Abraham Fielding invented a patent down-draft kiln, in which the heat of the fire, instead of simply rising from the bottom of the oven up through the chimney at the top, rose and was then driven down through the centre of the kiln before rising through the chimney. This design distributed the heat more evenly in the kiln and reduced wear-and-tear.

The Railway Pottery was renamed the Devon Pottery in 1912 and developed the Crown Devon line.

==Designs==

By 1878 the Railway Pottery was making a range of majolica jugs, bread trays, oyster plates, etc.

Ten majolica designs were registered between 1881 and 1884 and were used on a huge range of goods: tea and coffee sets, dessert, fruit, ice cream and fish services, vases, jardinieres, cuspidors, jugs, tea pots and umbrella stands.

Umbrella stands were made in standard designs and designs incorporating goats, hares, ducks, cranes and a tree trunk with a girl skater. A Kate Greenaway stand was made, which contained figures on panels representing spring and autumn. Perhaps the most bizarre stand produced in 1879 showed: "The Ameer of Afghanistan running up a tree, in the shape of a monkey, to escape from John Bull, who is supposed to be shooting at him" (Pottery Gazette)

A fox fruit dish was described as follows: "The surface of this dish has a fine grouping of ferns and foliage and the handle or knob is formed by a well moulded fox that is intently watching a rabbit peeping from beneath a burrow."

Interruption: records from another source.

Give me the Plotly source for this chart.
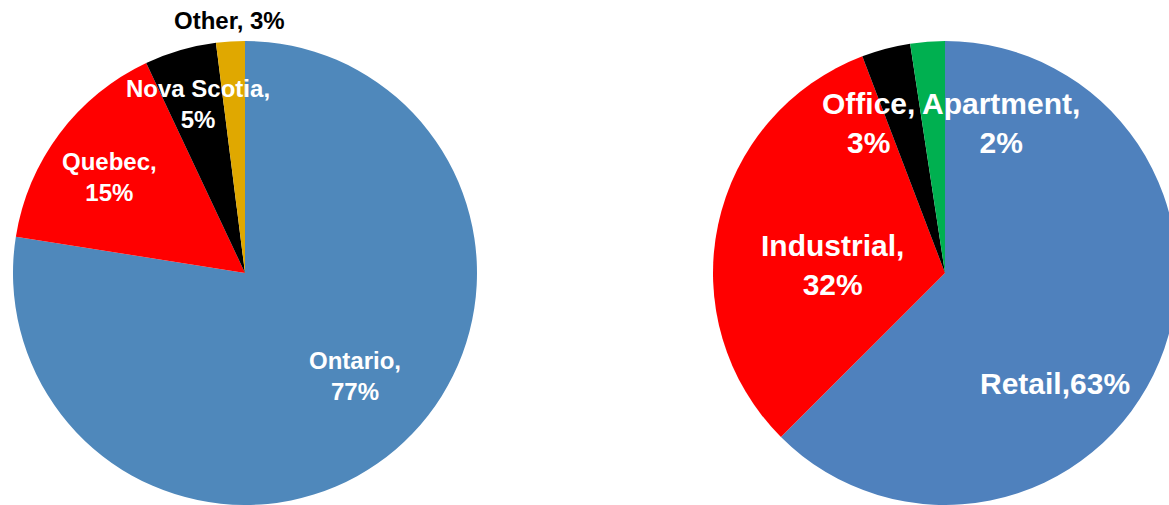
import plotly.graph_objects as go

# ---- data ----
prov_names = ["Ontario", "Quebec", "Nova Scotia", "Other"]
prov_values = [77.5, 15.5, 5.0, 2.0]
prov_pct = ["77%", "15%", "5%", "3%"]

type_names = ["Retail", "Industrial", "Office", "Apartment"]
type_values = [62.5, 31.7, 3.4, 2.4]
type_pct = ["63%", "32%", "3%", "2%"]

# ---- styles ----
prov_colors = ["#4F88BB", "#FF0000", "#000000", "#E0A800"]
type_colors = ["#4F81BD", "#FF0000", "#000000", "#00B050"]

# the right-hand pie in the reference runs slightly past the window edge,
# so the canvas is a little wider than the window and the overflow is hidden
W, H = 1181, 505


def px(x, y):
    return x / W, 1 - y / H


fig = go.Figure()
fig.add_trace(go.Pie(
    labels=prov_names, values=prov_values, sort=False, direction="clockwise",
    rotation=0, textinfo="none", showlegend=False,
    marker=dict(colors=prov_colors, line=dict(width=0)),
    domain=dict(x=[13 / W, 477 / W], y=[0, 464 / H]),
))
fig.add_trace(go.Pie(
    labels=type_names, values=type_values, sort=False, direction="clockwise",
    rotation=0, textinfo="none", showlegend=False,
    marker=dict(colors=type_colors, line=dict(width=0)),
    domain=dict(x=[713 / W, 1177 / W], y=[0, 464 / H]),
))

# label placement (pixel centres) and line-break style
prov_pos = [(355, 376), (109, 177), (198, 104), (229, 20)]
prov_break = ["<br>", "<br>", "<br>", " "]
prov_tcol = ["white", "white", "white", "black"]

type_pos = [(1055, 383), (833, 265), (868, 123), (1001, 123)]
type_break = ["", "<br>", "<br>", "<br>"]

font_family = "Liberation Sans, Arial, sans-serif"

for n, p, pos, br, c in zip(prov_names, prov_pct, prov_pos, prov_break, prov_tcol):
    x, y = px(*pos)
    fig.add_annotation(x=x, y=y, xref="paper", yref="paper", showarrow=False,
                       text=f"<b>{n},{br}{p}</b>", align="center",
                       xanchor="center", yanchor="middle",
                       font=dict(family=font_family, size=24, color=c))

for n, p, pos, br in zip(type_names, type_pct, type_pos, type_break):
    x, y = px(*pos)
    fig.add_annotation(x=x, y=y, xref="paper", yref="paper", showarrow=False,
                       text=f"<b>{n},{br}{p}</b>", align="center",
                       xanchor="center", yanchor="middle",
                       font=dict(family=font_family, size=30, color="white"))

fig.update_layout(
    width=W, height=H,
    margin=dict(l=0, r=0, t=0, b=0),
    paper_bgcolor="white", plot_bgcolor="white",
)

fig.write_html(
    "out.html",
    post_script=(
        "document.documentElement.style.overflow='hidden';"
        "document.body.style.overflow='hidden';"
        "document.body.style.margin='0';"
    ),
)
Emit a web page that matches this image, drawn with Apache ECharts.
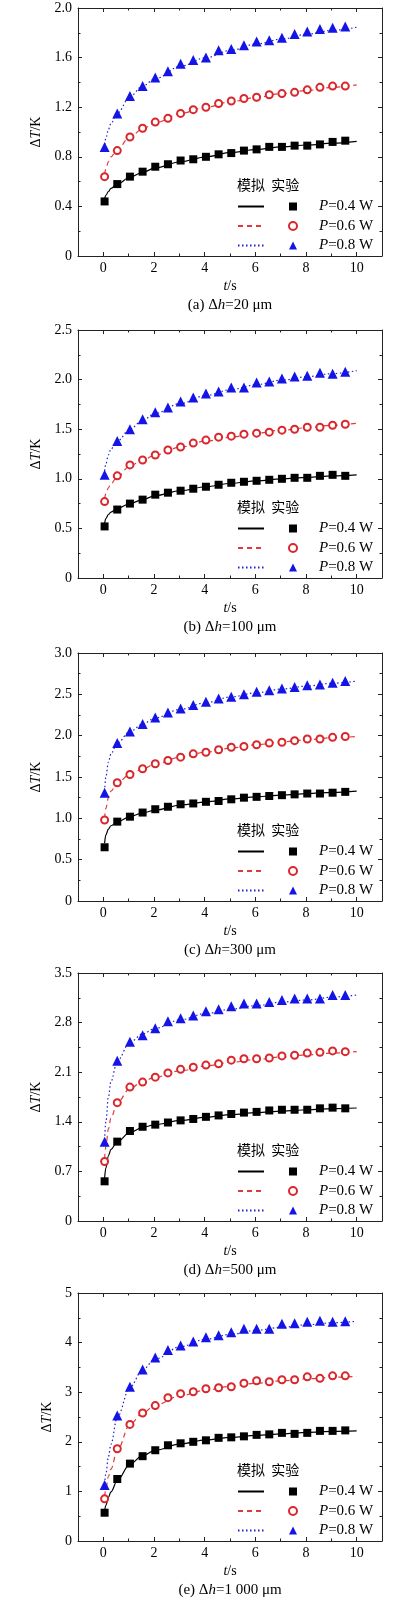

The most popular designs were: fan, fan and insect, fan and scroll, fan and daisy, and other fan designs; ribbon and leaf, ribbon and daisy, shell and net, hummingbird and bamboo, pansy and fuchsia; shell shapes, panels with birds, squirrels and other animals. The background colours are argenta white, turquoise, yellow, and cobalt blue. The oyster plates are highly prized, particularly in the USA.

Other designs:

- Butterfly and bamboo
- Cobalt blue moustache cup
- Figural and panelled jugs
- Garden seats
- Ribbon and leaf
- Shaving mugs
- Shell and net
- Wheat and daisy
- Wheat ribbon and daisy

==Back stamps==

Early majolica was stamped with a fleur de lys in a shield. Other marks are a diamond and the word Fielding. On 19th century majolica, all marks are impressed, not printed, but there are some black or, occasionally, purple painters' marks. Shell feet are often found.